Will Lockheed Martin Stock Face Headwinds From An Underperforming Sikorsky?

  • Lockheed Martin has warned investors that its newly acquired Sikorsky helicopter unit could underperform in 2016.
  • The company says that low oil prices are to blame for this scenario.
  • How will this development impact Lockheed Martin stock?

Leading defense equipment manufacturer Lockheed Martin (NYSE:LMT) has fired a warning to investors regarding its new Sikorsky helicopter unit saying it could badly underperform expectations and pull down the company’s performance in the process. Lockheed says Sikorsky, which the company bought for $9B from United Technologies (NYSE:UTX) could see significantly lower sales in FY16 due to oil prices which have continued to fall (Oil companies use commercial helicopters like Sikorsky to shuttle their employees to offshore platforms). Indeed, Lockheed Martin CFO Bruce Tanner told analysts last month that the company had already cut its projections for commercial helicopter sales by half since July 2015 when the Sikorsky deal was first announced. Lockheed now seems to be unusually pessimistic about Sikorsky's prospects, and says it’s not sure if it will see any cost synergies that it had anticipated from integrating Sikorsky with its core defense aircraft business:

"We believe that we will benefit from the integration of our products and technologies with those of the Sikorsky business and realize synergies and potential for long-term growth, as well as expanded capabilities and customer relationships as a result of the acquisition," Lockheed Martin said in a 10-K filing.

"However, the integration process is complex, costly and time-consuming and we may not be able to capture anticipated synergies, tax benefits, cost savings, and business opportunities in the time frame anticipated, or at all.’’
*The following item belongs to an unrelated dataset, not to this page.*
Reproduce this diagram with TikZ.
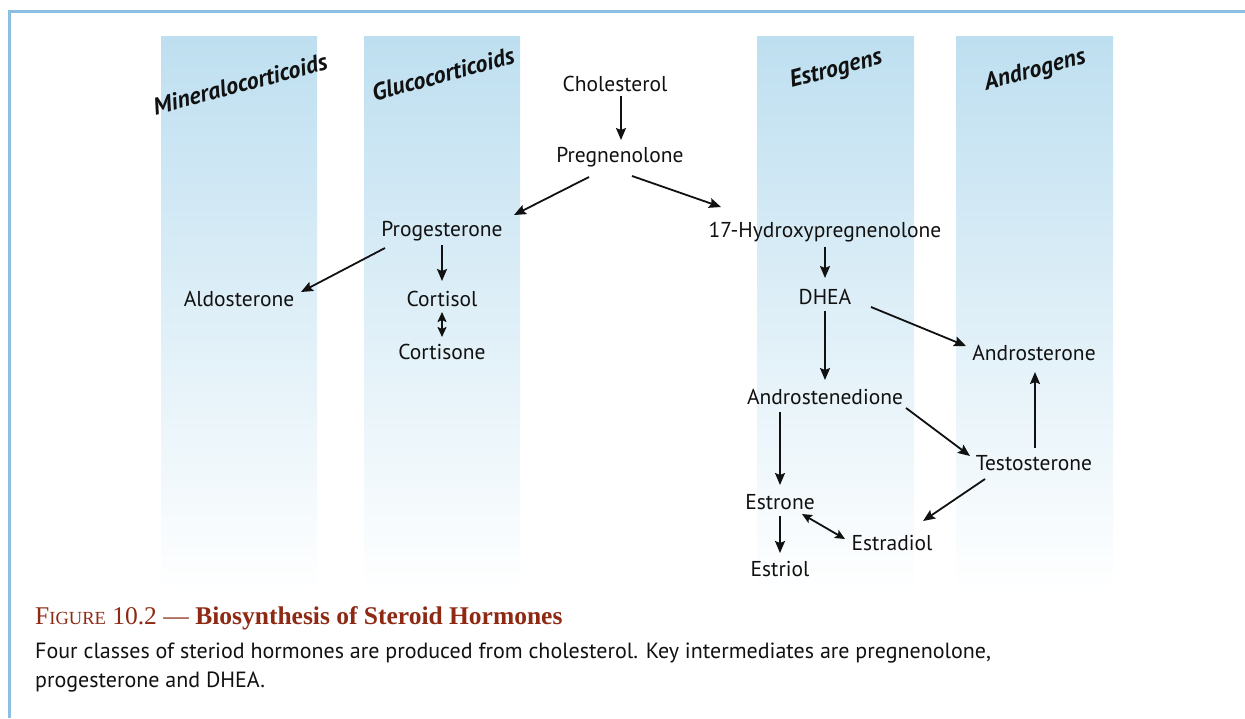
\documentclass[tikz,border=0pt]{standalone}
\usepackage{fontspec}
\usetikzlibrary{
  arrows.meta
}
\newfontfamily\labelfont{PT Sans}
\newfontfamily\titlefont{Liberation Serif}
\definecolor{inkC}{HTML}{111111}
\definecolor{frameC}{HTML}{8BBEE0}
\definecolor{bandC}{HTML}{BEDFF0}
\definecolor{titleC}{HTML}{8E2A14}

\tikzset{
  chem/.style={font=\labelfont\fontsize{21.5}{25}\selectfont, text=inkC, inner sep=2pt},
  classhead/.style={font=\labelfont\bfseries\itshape\fontsize{24}{28}\selectfont, text=inkC, rotate=15},
  arr/.style={draw=inkC, line width=1.8pt, -{Stealth[length=12pt,width=10pt,inset=2pt]}},
  dblarr/.style={draw=inkC, line width=1.8pt,
    {Stealth[length=10pt,width=9pt,inset=2pt]}-{Stealth[length=10pt,width=9pt,inset=2pt]}}
}

\begin{document}
\begin{tikzpicture}[
  x=1pt,
  y=-1pt,
  line cap=butt
]

\useasboundingbox (0,0) rectangle (1245,718);

% Frame (only top and left edge in view).
\draw[frameC, line width=3pt] (9,718) -- (9,11) -- (1245,11);

% Class bands, fading towards the caption.
\foreach \xa/\xb in {161/317, 364/520, 757/914, 956/1113}{
  \shade[top color=bandC, middle color=bandC!62!white, bottom color=white]
    (\xa,36) rectangle (\xb,594);
}

% Band headings.
\node[classhead] (mineral) at (240,84) {Mineralocorticoids};
\node[classhead] (gluco) at (443,74) {Glucocorticoids};
\node[classhead] (estro) at (836,70) {Estrogens};
\node[classhead] (andro) at (1035,71) {Androgens};

% Compounds.
\node[chem] (chol) at (615,84) {Cholesterol};
\node[chem] (preg) at (620,157) {Pregnenolone};
\node[chem] (prog) at (442,231) {Progesterone};
\node[chem] (hyd) at (825,232) {17-Hydroxypregnenolone};
\node[chem] (aldo) at (239,299) {Aldosterone};
\node[chem] (cortisol) at (442,299) {Cortisol};
\node[chem] (cortisone) at (442,352) {Cortisone};
\node[chem] (dhea) at (825,297) {DHEA};
\node[chem] (asterone) at (1034,353) {Androsterone};
\node[chem] (adione) at (825,397) {Androstenedione};
\node[chem] (testo) at (1034,463) {Testosterone};
\node[chem] (estrone) at (780,502) {Estrone};
\node[chem] (estradiol) at (892,543) {Estradiol};
\node[chem] (estriol) at (780,569) {Estriol};

% Pathway arrows.
\draw[arr] ([shift={(6,12)}]chol.center) -- ([shift={(1,-17)}]preg.center);
\draw[arr] ([shift={(-31,20)}]preg.center) -- ([shift={(72,-16)}]prog.center);
\draw[arr] ([shift={(12,19)}]preg.center) -- ([shift={(-104,-25)}]hyd.center);
\draw[arr] ([shift={(-57,17)}]prog.center) -- ([shift={(62,-7)}]aldo.center);
\draw[arr] ([shift={(0,14)}]prog.center) -- ([shift={(0,-18)}]cortisol.center);
\draw[dblarr] ([shift={(0,13)}]cortisol.center) -- ([shift={(0,-15)}]cortisone.center);
\draw[arr] ([shift={(0,15)}]hyd.center) -- ([shift={(0,-19)}]dhea.center);
\draw[arr] ([shift={(0,14)}]dhea.center) -- ([shift={(0,-17)}]adione.center);
\draw[arr] ([shift={(46,10)}]dhea.center) -- ([shift={(-68,-7)}]asterone.center);
\draw[arr] ([shift={(-45,15)}]adione.center) -- ([shift={(0,-17)}]estrone.center);
\draw[arr] ([shift={(81,11)}]adione.center) -- ([shift={(-64,-7)}]testo.center);
\draw[arr] ([shift={(1,-15)}]testo.center) -- ([shift={(1,19)}]asterone.center);
\draw[arr] ([shift={(-49,16)}]testo.center) -- ([shift={(31,-22)}]estradiol.center);
\draw[dblarr] ([shift={(22,12)}]estrone.center) -- ([shift={(-47,-4)}]estradiol.center);
\draw[arr] ([shift={(0,14)}]estrone.center) -- ([shift={(0,-16)}]estriol.center);

% Caption.
\node[anchor=base west, inner sep=0pt, text=titleC, font=\titlefont\fontsize{25.5}{30}\selectfont]
  (title) at (35,624)
  {F{\fontsize{18.5}{22}\selectfont IGURE} 10.2 \textemdash{} \textbf{Biosynthesis of Steroid Hormones}};
\node[anchor=base west, inner sep=0pt, align=left, text=inkC,
  font=\labelfont\fontsize{22}{29}\selectfont]
  (caption) at (35,687)
  {Four classes of steriod hormones are produced from cholesterol. Key intermediates are pregnenolone,\\
   progesterone and DHEA.};

\end{tikzpicture}
\end{document}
Now, this looks like boilerplate risk factors language and corporate double-speak from Lockheed Martin. After all oil prices were already in free fall by the time the deal was announced in July so Lockheed must have at least anticipated this risk to some degree. Moreover, Lockheed had already issued rather weak 2016 guidance with weaker-than-expected EPS. Lockheed Martin said that it expects 2016 revenue of $49.5B-$51.5B whose midpoint was above consensus of $49.52B by Wall Street. The company also said that it expects EPS of $11.45-$11.75, way lower than the consensus of $12.23.

Unless there is something else that the company is not telling investors, it appears as if Lockheed is basing its Sikorsky projection solely on low oil prices. The good news is that this is likely to be a temporary headwind. Several analysts have already begun tentatively calling the bottom of the oil market with Brent crude hovering around $35/barrel all week. Although bears see the current rally as having happened too early and say prices could retrace their way to $30/barrel or lower, this is definitely the first sustained rally the market has seen in months which is a positive sign.
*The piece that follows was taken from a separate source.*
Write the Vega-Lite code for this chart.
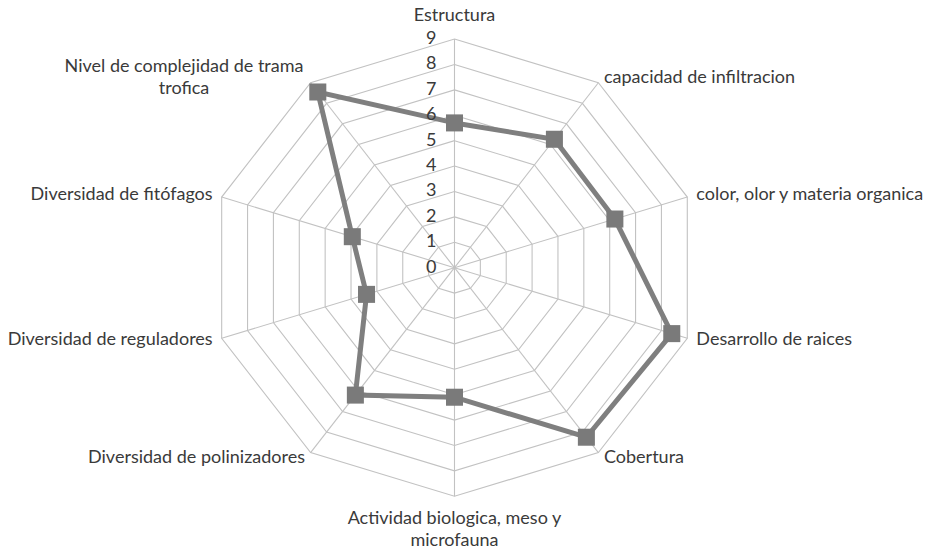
{
  "$schema": "https://vega.github.io/schema/vega-lite/v6.json",
  "width": 934,
  "height": 551,
  "autosize": {"type": "none"},
  "padding": 0,
  "background": "white",
  "config": {
    "view": {"stroke": null},
    "text": {"font": "Lato", "fontSize": 18, "color": "#3a3a3a"}
  },
  "datasets": {
    "scores": [
      {"criterio": "Estructura", "etiqueta": "Estructura", "i": 0, "valor": 5.7},
      {"criterio": "capacidad de infiltracion", "etiqueta": "capacidad de infiltracion", "i": 1, "valor": 6.25},
      {"criterio": "color, olor y materia organica", "etiqueta": "color, olor y materia organica", "i": 2, "valor": 6.2},
      {"criterio": "Desarrollo de raices", "etiqueta": "Desarrollo de raices", "i": 3, "valor": 8.4},
      {"criterio": "Cobertura", "etiqueta": "Cobertura", "i": 4, "valor": 8.25},
      {"criterio": "Actividad biologica, meso y microfauna", "etiqueta": "Actividad biologica, meso y\nmicrofauna", "i": 5, "valor": 5.1},
      {"criterio": "Diversidad de polinizadores", "etiqueta": "Diversidad de polinizadores", "i": 6, "valor": 6.2},
      {"criterio": "Diversidad de reguladores", "etiqueta": "Diversidad de reguladores", "i": 7, "valor": 3.4},
      {"criterio": "Diversidad de fitófagos", "etiqueta": "Diversidad de fitófagos", "i": 8, "valor": 3.95},
      {"criterio": "Nivel de complejidad de trama trofica", "etiqueta": "Nivel de complejidad de trama\ntrofica", "i": 9, "valor": 8.55}
    ],
    "levels": [
      {"level": 0, "i": [0, 1, 2, 3, 4, 5, 6, 7, 8, 9]},
      {"level": 1, "i": [0, 1, 2, 3, 4, 5, 6, 7, 8, 9]},
      {"level": 2, "i": [0, 1, 2, 3, 4, 5, 6, 7, 8, 9]},
      {"level": 3, "i": [0, 1, 2, 3, 4, 5, 6, 7, 8, 9]},
      {"level": 4, "i": [0, 1, 2, 3, 4, 5, 6, 7, 8, 9]},
      {"level": 5, "i": [0, 1, 2, 3, 4, 5, 6, 7, 8, 9]},
      {"level": 6, "i": [0, 1, 2, 3, 4, 5, 6, 7, 8, 9]},
      {"level": 7, "i": [0, 1, 2, 3, 4, 5, 6, 7, 8, 9]},
      {"level": 8, "i": [0, 1, 2, 3, 4, 5, 6, 7, 8, 9]},
      {"level": 9, "i": [0, 1, 2, 3, 4, 5, 6, 7, 8, 9]}
    ]
  },
  "layer": [
    {
      "data": {"name": "levels"},
      "transform": [
        {"filter": "datum.level > 0"},
        {"flatten": ["i"]},
        {"calculate": "datum.i * PI / 5", "as": "a"},
        {"calculate": "datum.level * sin(datum.a)", "as": "x"},
        {"calculate": "datum.level * cos(datum.a)", "as": "y"}
      ],
      "mark": {"type": "line", "interpolate": "linear-closed", "color": "#c2c2c2", "strokeWidth": 1.1},
      "encoding": {
        "x": {"field": "x", "type": "quantitative", "scale": {"domain": [-16.71, 17.63], "nice": false, "zero": false}, "axis": null},
        "y": {"field": "y", "type": "quantitative", "scale": {"domain": [-11.154, 10.539], "nice": false, "zero": false}, "axis": null},
        "detail": {"field": "level", "type": "nominal"},
        "order": {"field": "i", "type": "quantitative"}
      }
    },
    {
      "data": {"name": "scores"},
      "transform": [
        {"calculate": "datum.i * PI / 5", "as": "a"},
        {"calculate": "0", "as": "cx"},
        {"calculate": "9 * sin(datum.a)", "as": "ex"},
        {"calculate": "9 * cos(datum.a)", "as": "ey"}
      ],
      "mark": {"type": "rule", "color": "#c2c2c2", "strokeWidth": 1.1},
      "encoding": {
        "x": {"field": "cx", "type": "quantitative", "scale": {"domain": [-16.71, 17.63], "nice": false, "zero": false}, "axis": null},
        "y": {"field": "cx", "type": "quantitative", "scale": {"domain": [-11.154, 10.539], "nice": false, "zero": false}, "axis": null},
        "x2": {"field": "ex"},
        "y2": {"field": "ey"}
      }
    },
    {
      "data": {"name": "scores"},
      "transform": [
        {"calculate": "datum.i * PI / 5", "as": "a"},
        {"calculate": "datum.valor * sin(datum.a)", "as": "x"},
        {"calculate": "datum.valor * cos(datum.a)", "as": "y"}
      ],
      "mark": {"type": "line", "interpolate": "linear-closed", "color": "#7f7f7f", "strokeWidth": 5},
      "encoding": {
        "x": {"field": "x", "type": "quantitative", "scale": {"domain": [-16.71, 17.63], "nice": false, "zero": false}, "axis": null},
        "y": {"field": "y", "type": "quantitative", "scale": {"domain": [-11.154, 10.539], "nice": false, "zero": false}, "axis": null},
        "order": {"field": "i", "type": "quantitative"}
      }
    },
    {
      "data": {"name": "scores"},
      "transform": [
        {"calculate": "datum.i * PI / 5", "as": "a"},
        {"calculate": "datum.valor * sin(datum.a)", "as": "x"},
        {"calculate": "datum.valor * cos(datum.a)", "as": "y"}
      ],
      "mark": {"type": "point", "shape": "square", "filled": true, "size": 290, "color": "#7a7a7a", "opacity": 1},
      "encoding": {
        "x": {"field": "x", "type": "quantitative", "scale": {"domain": [-16.71, 17.63], "nice": false, "zero": false}, "axis": null},
        "y": {"field": "y", "type": "quantitative", "scale": {"domain": [-11.154, 10.539], "nice": false, "zero": false}, "axis": null},
        "tooltip": [{"field": "criterio", "type": "nominal"}, {"field": "valor", "type": "quantitative"}]
      }
    },
    {
      "data": {"name": "levels"},
      "transform": [
        {"calculate": "0", "as": "cx"}
      ],
      "mark": {"type": "text", "align": "right", "baseline": "middle", "dx": -18},
      "encoding": {
        "x": {"field": "cx", "type": "quantitative", "scale": {"domain": [-16.71, 17.63], "nice": false, "zero": false}, "axis": null},
        "y": {"field": "level", "type": "quantitative", "scale": {"domain": [-11.154, 10.539], "nice": false, "zero": false}, "axis": null},
        "text": {"field": "level", "type": "quantitative"}
      }
    },
    {
      "data": {"name": "scores"},
      "transform": [
        {"filter": "datum.i >= 1 && datum.i <= 4"},
        {"calculate": "datum.i * PI / 5", "as": "a"},
        {"calculate": "9.35 * sin(datum.a)", "as": "lx"},
        {"calculate": "9.25 * cos(datum.a)", "as": "ly"}
      ],
      "mark": {"type": "text", "align": "left", "baseline": "middle"},
      "encoding": {
        "x": {"field": "lx", "type": "quantitative", "scale": {"domain": [-16.71, 17.63], "nice": false, "zero": false}, "axis": null},
        "y": {"field": "ly", "type": "quantitative", "scale": {"domain": [-11.154, 10.539], "nice": false, "zero": false}, "axis": null},
        "text": {"field": "etiqueta", "type": "nominal"}
      }
    },
    {
      "data": {"name": "scores"},
      "transform": [
        {"filter": "datum.i >= 6 && datum.i <= 8"},
        {"calculate": "datum.i * PI / 5", "as": "a"},
        {"calculate": "9.35 * sin(datum.a)", "as": "lx"},
        {"calculate": "9.25 * cos(datum.a)", "as": "ly"}
      ],
      "mark": {"type": "text", "align": "right", "baseline": "middle"},
      "encoding": {
        "x": {"field": "lx", "type": "quantitative", "scale": {"domain": [-16.71, 17.63], "nice": false, "zero": false}, "axis": null},
        "y": {"field": "ly", "type": "quantitative", "scale": {"domain": [-11.154, 10.539], "nice": false, "zero": false}, "axis": null},
        "text": {"field": "etiqueta", "type": "nominal"}
      }
    },
    {
      "data": {"name": "scores"},
      "transform": [
        {"filter": "datum.i == 0"},
        {"calculate": "0", "as": "lx"},
        {"calculate": "9.55", "as": "ly"}
      ],
      "mark": {"type": "text", "align": "center", "baseline": "bottom"},
      "encoding": {
        "x": {"field": "lx", "type": "quantitative", "scale": {"domain": [-16.71, 17.63], "nice": false, "zero": false}, "axis": null},
        "y": {"field": "ly", "type": "quantitative", "scale": {"domain": [-11.154, 10.539], "nice": false, "zero": false}, "axis": null},
        "text": {"field": "etiqueta", "type": "nominal"}
      }
    },
    {
      "data": {"name": "scores"},
      "transform": [
        {"filter": "datum.i == 5"},
        {"calculate": "0", "as": "lx"},
        {"calculate": "-9.55", "as": "ly"}
      ],
      "mark": {"type": "text", "align": "center", "baseline": "top", "lineBreak": "\n", "lineHeight": 22},
      "encoding": {
        "x": {"field": "lx", "type": "quantitative", "scale": {"domain": [-16.71, 17.63], "nice": false, "zero": false}, "axis": null},
        "y": {"field": "ly", "type": "quantitative", "scale": {"domain": [-11.154, 10.539], "nice": false, "zero": false}, "axis": null},
        "text": {"field": "etiqueta", "type": "nominal"}
      }
    },
    {
      "data": {"name": "scores"},
      "transform": [
        {"filter": "datum.i == 9"},
        {"calculate": "datum.i * PI / 5", "as": "a"},
        {"calculate": "9.35 * sin(datum.a)", "as": "lx"},
        {"calculate": "9.25 * cos(datum.a)", "as": "ly"}
      ],
      "mark": {"type": "text", "align": "center", "baseline": "middle", "lineBreak": "\n", "lineHeight": 22, "dx": -121, "dy": -11},
      "encoding": {
        "x": {"field": "lx", "type": "quantitative", "scale": {"domain": [-16.71, 17.63], "nice": false, "zero": false}, "axis": null},
        "y": {"field": "ly", "type": "quantitative", "scale": {"domain": [-11.154, 10.539], "nice": false, "zero": false}, "axis": null},
        "text": {"field": "etiqueta", "type": "nominal"}
      }
    }
  ]
}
Meanwhile, there are no reports yet of any order cancelations for Sikorsky, and few if any are likely to be forthcoming; at least not on the basis of low oil prices. Lockheed Martin recorded a healthy growth in order backlog during the last quarter after new orders jumped from $80B to $100B partly helped by healthy growth in Sikorsky orders. And, these orders had been placed in an environment of low oil prices. If oil prices continue to remain depressed, there is a possibility that several customers might withhold their orders. But ultimately older fleets will need replacing regardless of whether oil prices stay depressed or not so this is likely to be a temporary problem rather than a long-term issue.

Little Downside to Lockheed Martin Stock

Sikorsky's had revenues of $7.5B in 2014, or ~15% of Lockheed Martin’s revenue so a dramatic slowdown in the segment’s performance certainly can badly impact the company’s performance. But this scenario is not likely to affect the long-term performance of Lockheed Martin stock.

Although Lockheed Martin's F-35 program is still beset by many problems, the situation is likely to gradually improve for Lockheed. The company delivered 53 F-35 jets in 2015, good for 20% of Lockheed Martin's revenue, with a production ramp expected as the quarters roll on. With more than a trillion dollars in sunk costs, F-35 program life expectancy is expected to exceed 50 years. But that, of course, depends on the ability of F-35 to maintain technological superiority over enemy aircraft.

Lockheed stock is unlikely to be affected much by speed bumps such as Sikorsky's due to the fact that defense budgets tend to be quite immune to poor economic cycles. The defense budget for 2016 has already been finalized at $605B compared to $596B in 2014. With the infamous defense budget cuts now in the back mirror, Lockheed stock has little downside and could soar if F-35 production ramp and orders exceed expectations.